Why is a Two-Sided Market Important?
A two-sided market is crucial for several reasons, but the most significant one is liquidity. When there's a healthy mix of buyers and sellers, it becomes easier to execute trades without causing significant price movements. This liquidity allows for smoother and more efficient trading, reducing the risk of slippage and ensuring that your orders are filled at fair prices.
Additionally, a two-sided market provides opportunities for both bulls and bears. Whether you're looking to go long or short, a balanced market offers entry and exit points for various trading strategies. It's like having a playground where both the kids who like the swings and those who prefer the slides can have their fun.
Identifying a Two-Sided Market
So, how can you spot a two-sided market? Here are a few telltale signs:
- Tight bid-ask spread: A narrow gap between the highest bid price (what buyers are willing to pay) and the lowest ask price (what sellers are willing to accept) indicates a balanced market.
- Increased trading volume: When both buyers and sellers are actively participating, trading volume tends to be higher.
- Price consolidation: Prices may trade within a relatively narrow range, as neither side can gain a significant advantage.
Of course, markets are dynamic, and conditions can shift rapidly.

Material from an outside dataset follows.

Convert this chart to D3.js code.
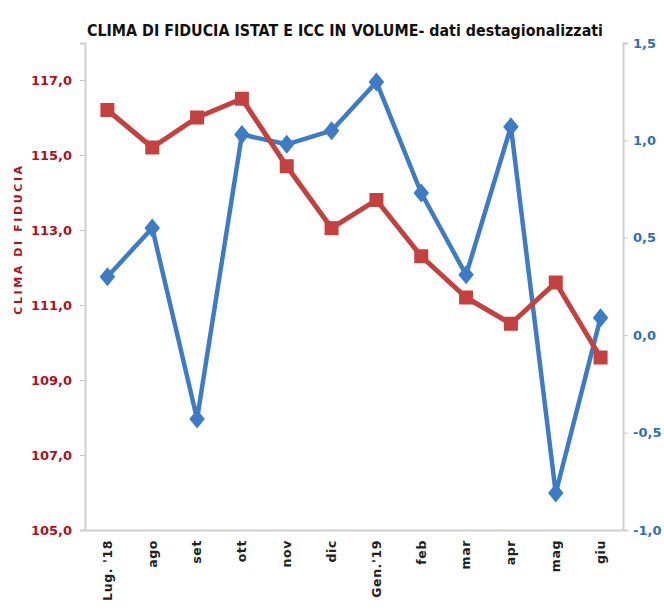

What starts as a two-sided market can quickly become one-sided if sentiment changes or new information emerges. That's why it's crucial to stay vigilant and adapt your strategies accordingly.
In the ever-evolving world of trading, a two-sided market is a delicate dance between buyers and sellers, each vying for the upper hand. By understanding this concept and recognizing the signs, you'll be better equipped to navigate the market's twists and turns, seizing opportunities as they arise. So, embrace the tug-of-war, my friend, and may the odds be ever in your favor!